**Stated goal:** Reproduce each line of the material exactly, minus any picture.
** Start Dataset rows **
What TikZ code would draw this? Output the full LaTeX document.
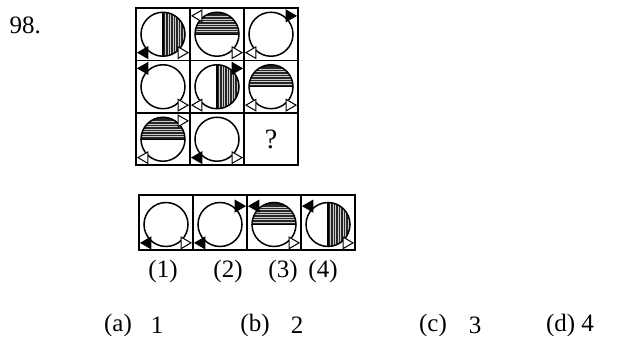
\documentclass[tikz,border=0pt]{standalone}
\usepackage{fontspec}
\setmainfont{Liberation Serif}
\usetikzlibrary{shapes.geometric}
\tikzset{
  every picture/.style={line width=1.3pt},
  frame/.style={draw, line width=1.5pt},
  ring/.style={draw, line width=1.5pt},
  tip/.style={draw, fill=#1, isosceles triangle, isosceles triangle apex angle=60,
    minimum size=10pt, inner sep=0pt, line width=1pt},
  tip/.default=white,
  txt/.style={font=\fontsize{25}{28}\selectfont, inner sep=0pt},
}
% one circle figure: #1 centre, #2 shading (0 none, 1 right half, 2 top half), #3 tips angle/colour
\newcommand{\ringfig}[3]{%
  \begin{scope}[shift={#1}]
    \ifnum#2=1
      \begin{scope}
        \clip (0,0) circle (22);
        \fill[black!85] (0,-22) rectangle (22,22);
        \foreach \s in {2.5,5,...,21} \draw[white!80!black, line width=0.5pt] (\s,-22) -- (\s,22);
      \end{scope}
      \draw (0,-22) -- (0,22);
    \fi
    \ifnum#2=2
      \begin{scope}
        \clip (0,0) circle (22);
        \fill[black!85] (-22,0) rectangle (22,22);
        \foreach \s in {2.5,5,...,18} \draw[white!80!black, line width=0.5pt] (-22,\s) -- (22,\s);
      \end{scope}
      \draw (-22,0) -- (22,0);
    \fi
    \draw[ring] (0,0) circle (22);
    \foreach \a/\c in {#3} {
      \pgfmathsetmacro\pt{cos(\a)>0 ? 0 : 180}
      \node[tip=\c, shape border rotate=\pt] at (\a:26) {};
    }
  \end{scope}}

\begin{document}
\begin{tikzpicture}[x=1pt, y=1pt]
  \useasboundingbox (0,0) rectangle (630,345);
  \node[txt, anchor=west] (num) at (9,320) {98.};
  % question grid
  \draw[frame] (136,180) rectangle (298,337);
  \foreach \x in {190,244} \draw[frame] (\x,180) -- (\x,337);
  \foreach \y in {284.5,232} \draw[frame] (136,\y) -- (298,\y);
  \ringfig{(163,310.75)}{1}{225/black, 315/white}
  \ringfig{(217,310.75)}{2}{135/white, 315/white}
  \ringfig{(271,310.75)}{0}{45/black, 225/white}
  \ringfig{(163,258.25)}{0}{135/black, 315/white}
  \ringfig{(217,258.25)}{1}{45/black, 225/white}
  \ringfig{(271,258.25)}{2}{225/white, 315/white}
  \ringfig{(163,205.75)}{2}{45/white, 225/white}
  \ringfig{(217,205.75)}{0}{225/black, 315/white}
  \node[txt, font=\fontsize{28}{30}\selectfont] (ask) at (271,205.75) {?};
  % answer figures
  \draw[frame] (139,95) rectangle (355,150);
  \foreach \x in {193,247,301} \draw[frame] (\x,95) -- (\x,150);
  \ringfig{(166,120.5)}{0}{225/black, 315/white}
  \ringfig{(220,120.5)}{0}{45/black, 225/black}
  \ringfig{(274,120.5)}{2}{135/black, 315/white}
  \ringfig{(328,120.5)}{1}{135/black, 315/white}
  \foreach \x/\t in {163/1, 228/2, 283/3, 323/4}
    \node[txt] (opt\t) at (\x,74) {(\t)};
  % choices
  \node[txt] (ca) at (118,20) {(a)};
  \node[txt] (va) at (157,20) {1};
  \node[txt] (cb) at (255,20) {(b)};
  \node[txt] (vb) at (297,20) {2};
  \node[txt] (cc) at (433,20) {(c)};
  \node[txt] (vc) at (475,20) {3};
  \node[txt] (cd) at (570,20) {(d) 4};
\end{tikzpicture}
\end{document}
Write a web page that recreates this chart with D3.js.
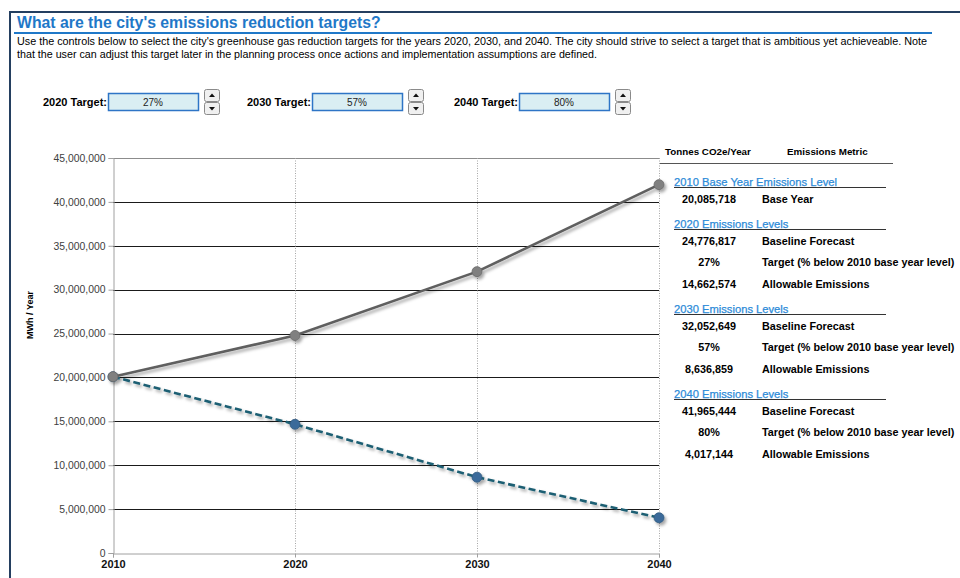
** End Dataset rows **
**Result of the task:**
What TikZ code would draw this? Output the full LaTeX document.
\documentclass[tikz,border=0pt]{standalone}
\usepackage{fontspec}
\setmainfont{Liberation Serif}
\usetikzlibrary{shapes.geometric}
\tikzset{
  every picture/.style={line width=1.3pt},
  frame/.style={draw, line width=1.5pt},
  ring/.style={draw, line width=1.5pt},
  tip/.style={draw, fill=#1, isosceles triangle, isosceles triangle apex angle=60,
    minimum size=10pt, inner sep=0pt, line width=1pt},
  tip/.default=white,
  txt/.style={font=\fontsize{25}{28}\selectfont, inner sep=0pt},
}
% one circle figure: #1 centre, #2 shading (0 none, 1 right half, 2 top half), #3 tips angle/colour
\newcommand{\ringfig}[3]{%
  \begin{scope}[shift={#1}]
    \ifnum#2=1
      \begin{scope}
        \clip (0,0) circle (22);
        \fill[black!85] (0,-22) rectangle (22,22);
        \foreach \s in {2.5,5,...,21} \draw[white!80!black, line width=0.5pt] (\s,-22) -- (\s,22);
      \end{scope}
      \draw (0,-22) -- (0,22);
    \fi
    \ifnum#2=2
      \begin{scope}
        \clip (0,0) circle (22);
        \fill[black!85] (-22,0) rectangle (22,22);
        \foreach \s in {2.5,5,...,18} \draw[white!80!black, line width=0.5pt] (-22,\s) -- (22,\s);
      \end{scope}
      \draw (-22,0) -- (22,0);
    \fi
    \draw[ring] (0,0) circle (22);
    \foreach \a/\c in {#3} {
      \pgfmathsetmacro\pt{cos(\a)>0 ? 0 : 180}
      \node[tip=\c, shape border rotate=\pt] at (\a:26) {};
    }
  \end{scope}}

\begin{document}
\begin{tikzpicture}[x=1pt, y=1pt]
  \useasboundingbox (0,0) rectangle (630,345);
  \node[txt, anchor=west] (num) at (9,320) {98.};
  % question grid
  \draw[frame] (136,180) rectangle (298,337);
  \foreach \x in {190,244} \draw[frame] (\x,180) -- (\x,337);
  \foreach \y in {284.5,232} \draw[frame] (136,\y) -- (298,\y);
  \ringfig{(163,310.75)}{1}{225/black, 315/white}
  \ringfig{(217,310.75)}{2}{135/white, 315/white}
  \ringfig{(271,310.75)}{0}{45/black, 225/white}
  \ringfig{(163,258.25)}{0}{135/black, 315/white}
  \ringfig{(217,258.25)}{1}{45/black, 225/white}
  \ringfig{(271,258.25)}{2}{225/white, 315/white}
  \ringfig{(163,205.75)}{2}{45/white, 225/white}
  \ringfig{(217,205.75)}{0}{225/black, 315/white}
  \node[txt, font=\fontsize{28}{30}\selectfont] (ask) at (271,205.75) {?};
  % answer figures
  \draw[frame] (139,95) rectangle (355,150);
  \foreach \x in {193,247,301} \draw[frame] (\x,95) -- (\x,150);
  \ringfig{(166,120.5)}{0}{225/black, 315/white}
  \ringfig{(220,120.5)}{0}{45/black, 225/black}
  \ringfig{(274,120.5)}{2}{135/black, 315/white}
  \ringfig{(328,120.5)}{1}{135/black, 315/white}
  \foreach \x/\t in {163/1, 228/2, 283/3, 323/4}
    \node[txt] (opt\t) at (\x,74) {(\t)};
  % choices
  \node[txt] (ca) at (118,20) {(a)};
  \node[txt] (va) at (157,20) {1};
  \node[txt] (cb) at (255,20) {(b)};
  \node[txt] (vb) at (297,20) {2};
  \node[txt] (cc) at (433,20) {(c)};
  \node[txt] (vc) at (475,20) {3};
  \node[txt] (cd) at (570,20) {(d) 4};
\end{tikzpicture}
\end{document}
Write a web page that recreates this chart with D3.js.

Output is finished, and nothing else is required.